Aujourd’hui bizarrement, je ne me considère plus comme quelqu’un qui s’est reconvertie. J’ai la sensation que ça a toujours été ma vie. Je pense que dans tous les domaines, c’est difficile de se faire sa place, en partant de rien. On ne sent pas légitime face à des gens qui font ce métier depuis 15 ans. Alors que toi, tu arrives avec tes idées fraiches et tes envies de faire encore mieux que tout le monde.
Après 3 ans, j’ai la sensation que les reconversions sont devenus banales pour notre génération et a fortiori pour la prochaine. C’est normal, on tente, on ose, on a plus peur de rien et surtout pas de se planter. Il y a une sorte d’arrogance un peu. Qu’on avait pas encore quand j’ai commencé en 2012.

– Qu’est-ce que cette reconversion t’a apporté sur tous les plans ?

Un métier qui me plait chaque jour et que je ne souhaite pas changer.
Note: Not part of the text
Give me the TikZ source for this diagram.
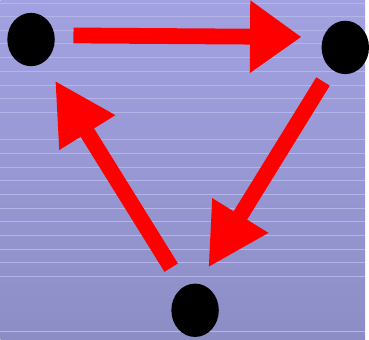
\documentclass[tikz,border=0pt]{standalone}
\usetikzlibrary{arrows.meta,shapes.geometric}
\definecolor{bgtop}{RGB}{162,162,226}
\definecolor{bgbot}{RGB}{141,141,198}
\definecolor{stripe}{RGB}{180,180,232}

\begin{document}
\begin{tikzpicture}[x=0.03cm,y=-0.03cm,
 dot/.style={ellipse,fill=black,inner sep=0pt,
 minimum width=1.44cm,minimum height=1.62cm},
 arr/.style={red,line width=0.48cm,
 -{Triangle[length=1.86cm,width=1.86cm]}},
 stripeline/.style={stripe,line width=0.025cm}]
\shade[top color=bgtop,bottom color=bgbot] (0,0) rectangle (369,344);
\foreach \y in {3,17,31,44,58,72,86,100,114,141,155,169,183,197,211,224,238,252,266,280,335}
 \draw[stripeline] (0,\y)--(369,\y);
\node[dot] (left) at (31,40) {};
\node[dot] (right) at (349,48) {};
\node[dot] (bottom) at (197,314) {};
\draw[arr,-{Triangle[length=1.56cm,width=2.1cm]},
 shorten <=0.57cm,shorten >=0.66cm] (left.10)--(right.155);
\draw[arr,shorten <=0.45cm,shorten >=0.57cm] (right.236)--(bottom.83);
\draw[arr,shorten <=0.69cm,shorten >=0.65cm] (bottom.117)--(left.299);
\end{tikzpicture}
\end{document}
Une plus grande confiance en moi professionnelle, je me sens beaucoup plus légitime. Je suis reconnue dans ce que je fais.
J’ai rencontré des gens formidables. La voile c’est une niche pour moi, presque personne ne fait ce métier (la cuisine pour des courses de voiles). Je ne fais pas que nourrir des gens, je m’occupe indirectement de leur santé, et je travaille au mieux pour que l’équilibre santé et bonheur se voit dans l’assiette.
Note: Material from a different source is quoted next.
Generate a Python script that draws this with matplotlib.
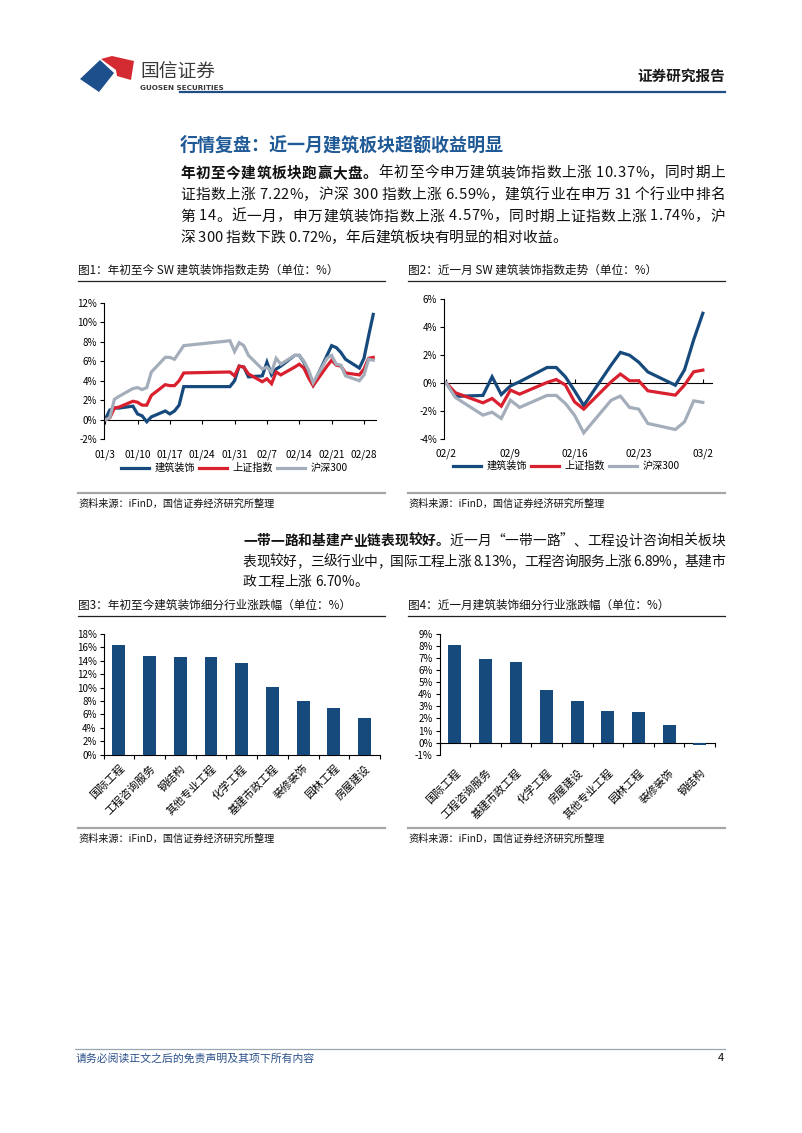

Ces marins et les gens qui les accompagnent font des choix de vie très marqués. Je m’y sens bien parce qu’on se comprend du coup. Je ne me sens pas en marge en étant partie sans mec et sans enfant à travers le monde pour faire mon métier. Ces gens là font plus dur encore, ils le font avec une famille et des responsabilités personnelles. Et ils le font bien ! De vrais warriors.
Un grand respect pour les femmes dans ces aventures. Elles sont mes modèles aujourd’hui et m’ont fait relativiser sur beaucoup de choses autour du concept de famille.
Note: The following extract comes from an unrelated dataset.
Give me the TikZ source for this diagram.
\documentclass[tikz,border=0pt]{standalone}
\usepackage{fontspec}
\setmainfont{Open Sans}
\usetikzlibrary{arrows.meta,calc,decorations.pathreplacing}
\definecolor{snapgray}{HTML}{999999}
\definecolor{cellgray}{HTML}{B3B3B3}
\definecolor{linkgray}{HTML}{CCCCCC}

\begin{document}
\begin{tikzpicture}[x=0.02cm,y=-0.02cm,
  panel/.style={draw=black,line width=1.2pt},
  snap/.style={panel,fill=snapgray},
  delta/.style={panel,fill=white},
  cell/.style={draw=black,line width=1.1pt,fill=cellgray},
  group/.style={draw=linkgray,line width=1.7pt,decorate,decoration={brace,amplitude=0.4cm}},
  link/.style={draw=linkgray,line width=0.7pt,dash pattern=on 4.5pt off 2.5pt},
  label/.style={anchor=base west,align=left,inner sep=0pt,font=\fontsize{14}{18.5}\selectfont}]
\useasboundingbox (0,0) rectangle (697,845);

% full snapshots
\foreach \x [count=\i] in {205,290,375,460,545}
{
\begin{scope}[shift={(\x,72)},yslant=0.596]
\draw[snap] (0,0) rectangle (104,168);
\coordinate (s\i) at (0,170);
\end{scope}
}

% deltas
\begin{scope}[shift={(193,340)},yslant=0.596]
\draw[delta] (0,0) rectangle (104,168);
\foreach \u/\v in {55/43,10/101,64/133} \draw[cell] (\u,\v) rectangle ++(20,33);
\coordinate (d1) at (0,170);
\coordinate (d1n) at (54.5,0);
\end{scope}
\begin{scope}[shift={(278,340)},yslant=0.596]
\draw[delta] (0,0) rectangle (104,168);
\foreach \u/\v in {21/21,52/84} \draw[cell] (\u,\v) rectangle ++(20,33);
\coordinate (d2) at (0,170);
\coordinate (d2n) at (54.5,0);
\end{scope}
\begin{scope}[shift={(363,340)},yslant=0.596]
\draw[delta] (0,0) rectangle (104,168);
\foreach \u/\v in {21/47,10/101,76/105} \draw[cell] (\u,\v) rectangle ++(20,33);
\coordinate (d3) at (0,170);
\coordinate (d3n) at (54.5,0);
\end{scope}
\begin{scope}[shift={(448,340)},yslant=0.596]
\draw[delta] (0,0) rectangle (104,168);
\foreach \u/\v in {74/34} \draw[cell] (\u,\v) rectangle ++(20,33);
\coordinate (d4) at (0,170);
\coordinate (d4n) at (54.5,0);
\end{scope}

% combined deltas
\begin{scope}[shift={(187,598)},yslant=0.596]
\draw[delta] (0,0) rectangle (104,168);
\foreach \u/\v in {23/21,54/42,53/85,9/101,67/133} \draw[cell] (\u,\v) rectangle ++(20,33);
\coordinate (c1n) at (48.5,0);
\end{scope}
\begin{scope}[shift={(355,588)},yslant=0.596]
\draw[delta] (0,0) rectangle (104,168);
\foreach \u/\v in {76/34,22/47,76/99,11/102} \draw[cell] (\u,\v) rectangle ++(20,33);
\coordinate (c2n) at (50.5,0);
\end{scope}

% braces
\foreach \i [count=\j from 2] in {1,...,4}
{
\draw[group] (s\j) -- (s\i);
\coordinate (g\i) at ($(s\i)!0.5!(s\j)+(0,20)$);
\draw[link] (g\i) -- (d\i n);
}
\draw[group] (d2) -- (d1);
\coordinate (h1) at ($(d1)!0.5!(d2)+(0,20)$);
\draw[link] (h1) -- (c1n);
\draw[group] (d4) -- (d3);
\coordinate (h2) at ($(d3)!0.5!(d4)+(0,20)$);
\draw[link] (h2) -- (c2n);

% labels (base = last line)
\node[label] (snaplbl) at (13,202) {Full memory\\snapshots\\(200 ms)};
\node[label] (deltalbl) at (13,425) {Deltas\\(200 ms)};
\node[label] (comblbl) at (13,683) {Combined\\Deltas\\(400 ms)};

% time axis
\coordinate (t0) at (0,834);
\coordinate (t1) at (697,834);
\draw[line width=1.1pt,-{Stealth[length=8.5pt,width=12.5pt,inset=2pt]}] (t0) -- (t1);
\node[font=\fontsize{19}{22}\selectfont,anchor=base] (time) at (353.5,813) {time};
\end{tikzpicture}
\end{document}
Je suis épanouie voila ce que ça m’a apportée personnellement et professionnellement.

– Penses-tu que ce soit plus dur pour une femme de travailler en cuisine ?

Je n’ai pas eu l’occasion de beaucoup travailler en brigade. Donc j’ai peu de retour sur expérience. Je pense simplement que c’est un peu plus difficile pour une femme de faire des choix de vie un peu différent. Même si les meurs changent, on est un peu formaté. C’est toujours plus difficile d’être femme entrepreneur. Il faut davantage faire ses preuves. C’est plus difficile d’être une femme libre et indépendante. On se sent obligée de se justifier.

Ça s’applique à tous les métiers. La cuisine dans une autre forme. Il faut être forte physiquement. Mentalement. Et parfois donner un côté un peu bonhomme pas toujours séduisant. Une fois que tu as trouvé ta place et ton équilibre pas besoin de ces artifices pour se faire respecter mais ça prend du temps. Ça va avec la confiance en soi dans ce changement de vie.

 

– Après 5 ans, quels conseils donnerais-tu à quelqu’un qui souhaite se reconvertir ?

Le même qu’au premier jour. Si tu as envie, tente, tu n’as rien a perdre. Les ratés te feront avancer, les doutes rendent plus forts. Un défi quotidien tellement enrichissant.

Juste avoir confiance en soi et assumer ses choix. J’aurais du le faire plus tôt.

– Quels sont tes plans pour les 3 prochaines années ?

On se réécrit le 7 octobre 2021.
Je viendrai de finir l’America’s Cup en mars 2021, je serai donc en nouvelle phase de transition. Je ne prévois plus rien, je pense que c’est préférable. La preuve, à chaque fois que j’ai essayé d’être une grande personne bien rangée, la vie m’a rattrapée. Promis on prend le rendez-vous, ça sera amusant.